Black Friday conjures up images of hordes of customers pushing through shop doors to fight for bargains. But this year, many stores remained nearly empty as the holiday-shopping season kicked off.
Did you go shopping on Black Friday? I was surprised at how empty the stores were Friday morning.
— Marissa Farris (@mfarris_CA) November 27, 2017
There’s literally not a single queue for Black Friday at Whiteley’s shopping complex pic.twitter.com/bRYf7xRkeB
— Jack Gevertz🏳️🌈 (@jackgevertz) November 24, 2017
I went to St. George’s, the big shopping mall in Harrow, and found it seemed no more busy than usual. Is Black Friday not attractive now?
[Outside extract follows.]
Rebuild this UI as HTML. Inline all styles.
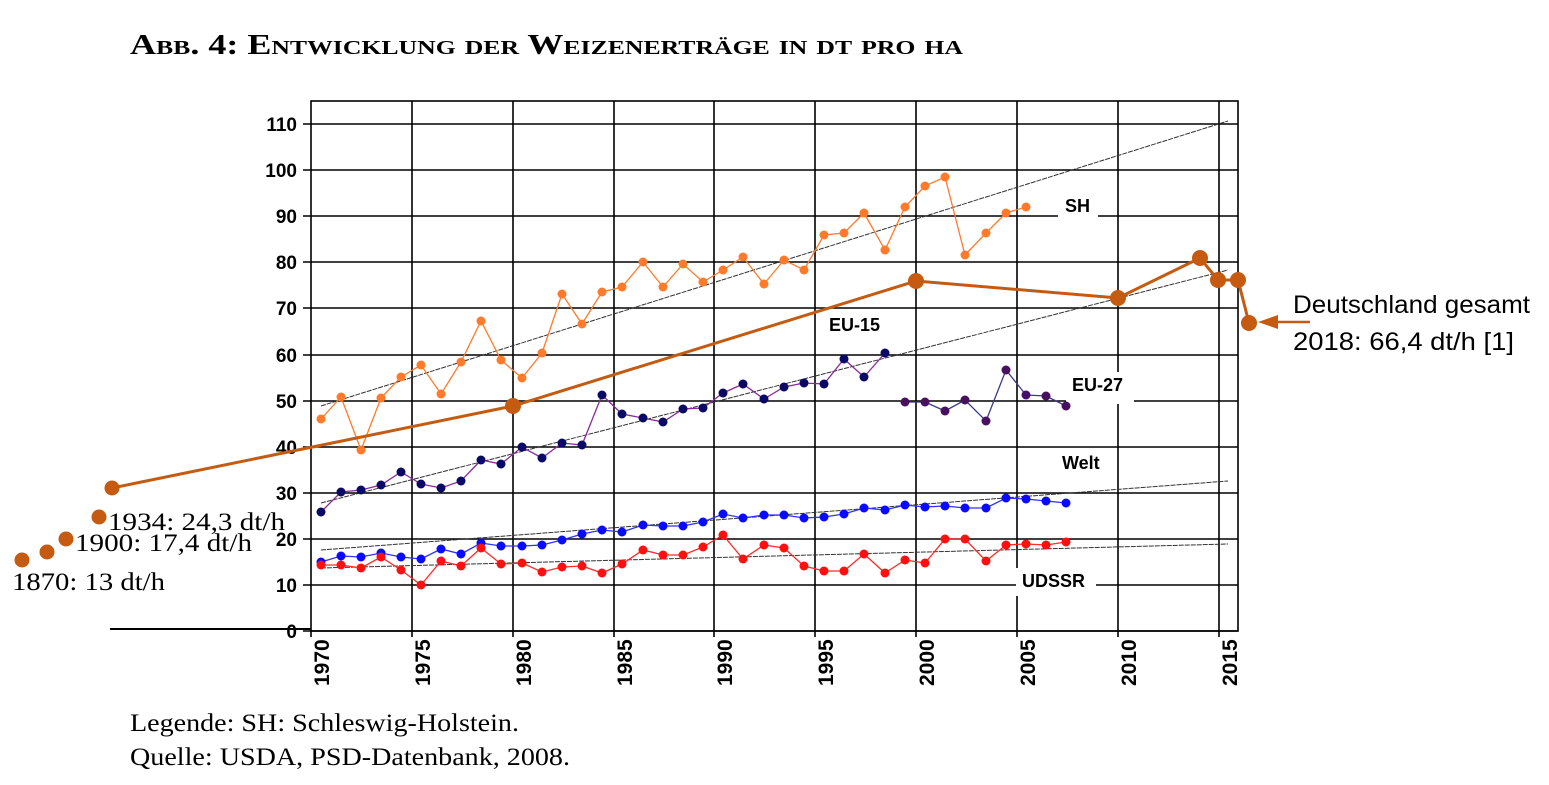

Mohammad Hussain, security guard of St. George’s, said: “People are getting used to Black Friday and starting to realize Black Friday is not what they think it is. I guess that’s why this year there are less people here compared to last year. Last year was slightly busier because Black Friday is a little newer then.”
Trick or Treat?
Shoppers who go to physical stores were not attracted by promotions, but just buy what they need as usual. Surprisingly, most of the public have the same idea about Black Friday.
You wait until Black Friday to buy clothes you have long expected. You are so happy because you have made a wise choice to get what you want with discounts. After one week, you check the price again but find the original price of the products is the same as that when you bought them. The bad experience of waiting for bargains means customers do not regard Black Friday as a treat but a trick.
Tina, a retailer in St. George’s said: “ ‘Loss leader’ is a very important trick in the retail business.” She explained that sellers were willing to make a loss, offering a discount on one product, because it could lead customers to the shop to buy more.
Mohammad said he had seen how retailers work to stimulate impulse buying, so personally he would not shop on Black Friday.
Apart from people’s new understanding of Black Friday, the rise in online shopping has also caused brick-and-mortar stores to become less popular on that day.
Although face-to-face spending is expected to decline for the third consecutive year, online sales are forecast to take a record share of this year’s Christmas spending, according to Visa’s UK consumer spending report released on 20 November. It is anticipated that almost £2 in every £5 will be spent online during the November/December period.
Visa’s survey shows 63% of online shoppers think the flexibility of shopping on the go is the attraction of online shopping, especially using a mobile phone.
Not only the convenience of clicking at home to get all you want, but access to comparing prices and reviews before buying have made online shopping more appealing. Nina, shopper, said: “I often check original prices online a few weeks before Black Friday, and then I compare deals on different websites on that day.”
More and more British customers are rethinking the meaning of Black Friday, and shopping online in order to compare prices, which reflects the fact that their purchasing habits are becoming more rational and prudent.